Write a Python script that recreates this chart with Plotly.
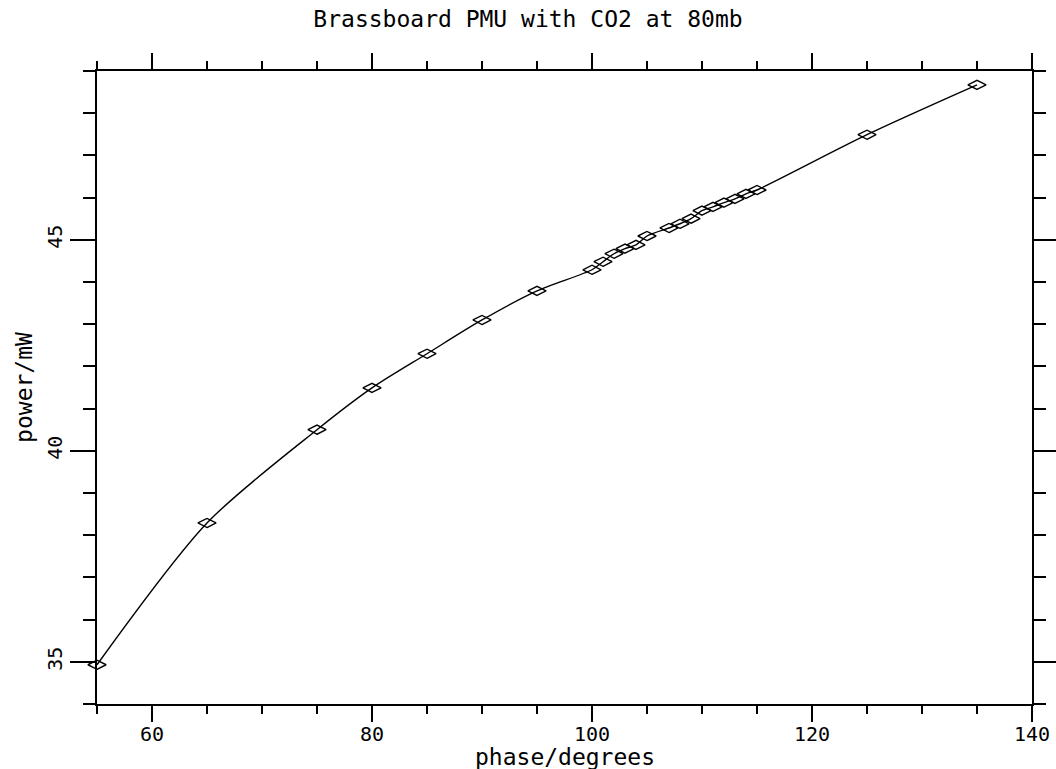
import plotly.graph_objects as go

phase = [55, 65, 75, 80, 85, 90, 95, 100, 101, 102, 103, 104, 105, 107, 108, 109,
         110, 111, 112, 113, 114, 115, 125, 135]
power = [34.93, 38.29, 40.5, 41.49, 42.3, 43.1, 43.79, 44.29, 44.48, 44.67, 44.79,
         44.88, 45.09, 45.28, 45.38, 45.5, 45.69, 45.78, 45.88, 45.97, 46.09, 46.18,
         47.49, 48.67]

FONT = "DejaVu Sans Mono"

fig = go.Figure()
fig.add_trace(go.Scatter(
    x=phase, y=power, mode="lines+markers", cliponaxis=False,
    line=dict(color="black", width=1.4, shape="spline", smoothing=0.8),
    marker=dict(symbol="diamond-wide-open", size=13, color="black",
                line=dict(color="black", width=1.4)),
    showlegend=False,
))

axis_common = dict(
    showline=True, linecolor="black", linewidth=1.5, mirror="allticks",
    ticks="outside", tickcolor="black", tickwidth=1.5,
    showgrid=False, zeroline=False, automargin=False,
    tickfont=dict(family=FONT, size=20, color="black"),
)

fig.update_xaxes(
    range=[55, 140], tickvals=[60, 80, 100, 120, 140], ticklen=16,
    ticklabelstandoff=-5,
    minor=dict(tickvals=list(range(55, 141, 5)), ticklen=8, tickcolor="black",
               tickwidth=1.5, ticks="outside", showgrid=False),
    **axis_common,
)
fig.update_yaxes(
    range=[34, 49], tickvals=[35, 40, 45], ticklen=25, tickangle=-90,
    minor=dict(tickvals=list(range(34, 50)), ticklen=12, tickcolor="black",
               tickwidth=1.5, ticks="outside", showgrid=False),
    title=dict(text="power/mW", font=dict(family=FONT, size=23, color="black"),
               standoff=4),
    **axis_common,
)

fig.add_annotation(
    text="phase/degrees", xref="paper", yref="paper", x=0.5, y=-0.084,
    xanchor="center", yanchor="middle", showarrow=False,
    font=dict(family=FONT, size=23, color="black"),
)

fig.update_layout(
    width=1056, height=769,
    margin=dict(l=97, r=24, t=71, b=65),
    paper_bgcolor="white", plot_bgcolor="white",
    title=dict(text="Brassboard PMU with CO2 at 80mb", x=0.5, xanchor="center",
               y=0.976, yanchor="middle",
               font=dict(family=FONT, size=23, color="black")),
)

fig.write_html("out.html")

▶ **Exercise instructions**
Write out every line above exactly as it is, leaving out the pictures.

▶ **Reply**
Write a Python script that recreates this chart with Plotly.
import plotly.graph_objects as go

phase = [55, 65, 75, 80, 85, 90, 95, 100, 101, 102, 103, 104, 105, 107, 108, 109,
         110, 111, 112, 113, 114, 115, 125, 135]
power = [34.93, 38.29, 40.5, 41.49, 42.3, 43.1, 43.79, 44.29, 44.48, 44.67, 44.79,
         44.88, 45.09, 45.28, 45.38, 45.5, 45.69, 45.78, 45.88, 45.97, 46.09, 46.18,
         47.49, 48.67]

FONT = "DejaVu Sans Mono"

fig = go.Figure()
fig.add_trace(go.Scatter(
    x=phase, y=power, mode="lines+markers", cliponaxis=False,
    line=dict(color="black", width=1.4, shape="spline", smoothing=0.8),
    marker=dict(symbol="diamond-wide-open", size=13, color="black",
                line=dict(color="black", width=1.4)),
    showlegend=False,
))

axis_common = dict(
    showline=True, linecolor="black", linewidth=1.5, mirror="allticks",
    ticks="outside", tickcolor="black", tickwidth=1.5,
    showgrid=False, zeroline=False, automargin=False,
    tickfont=dict(family=FONT, size=20, color="black"),
)

fig.update_xaxes(
    range=[55, 140], tickvals=[60, 80, 100, 120, 140], ticklen=16,
    ticklabelstandoff=-5,
    minor=dict(tickvals=list(range(55, 141, 5)), ticklen=8, tickcolor="black",
               tickwidth=1.5, ticks="outside", showgrid=False),
    **axis_common,
)
fig.update_yaxes(
    range=[34, 49], tickvals=[35, 40, 45], ticklen=25, tickangle=-90,
    minor=dict(tickvals=list(range(34, 50)), ticklen=12, tickcolor="black",
               tickwidth=1.5, ticks="outside", showgrid=False),
    title=dict(text="power/mW", font=dict(family=FONT, size=23, color="black"),
               standoff=4),
    **axis_common,
)

fig.add_annotation(
    text="phase/degrees", xref="paper", yref="paper", x=0.5, y=-0.084,
    xanchor="center", yanchor="middle", showarrow=False,
    font=dict(family=FONT, size=23, color="black"),
)

fig.update_layout(
    width=1056, height=769,
    margin=dict(l=97, r=24, t=71, b=65),
    paper_bgcolor="white", plot_bgcolor="white",
    title=dict(text="Brassboard PMU with CO2 at 80mb", x=0.5, xanchor="center",
               y=0.976, yanchor="middle",
               font=dict(family=FONT, size=23, color="black")),
)

fig.write_html("out.html")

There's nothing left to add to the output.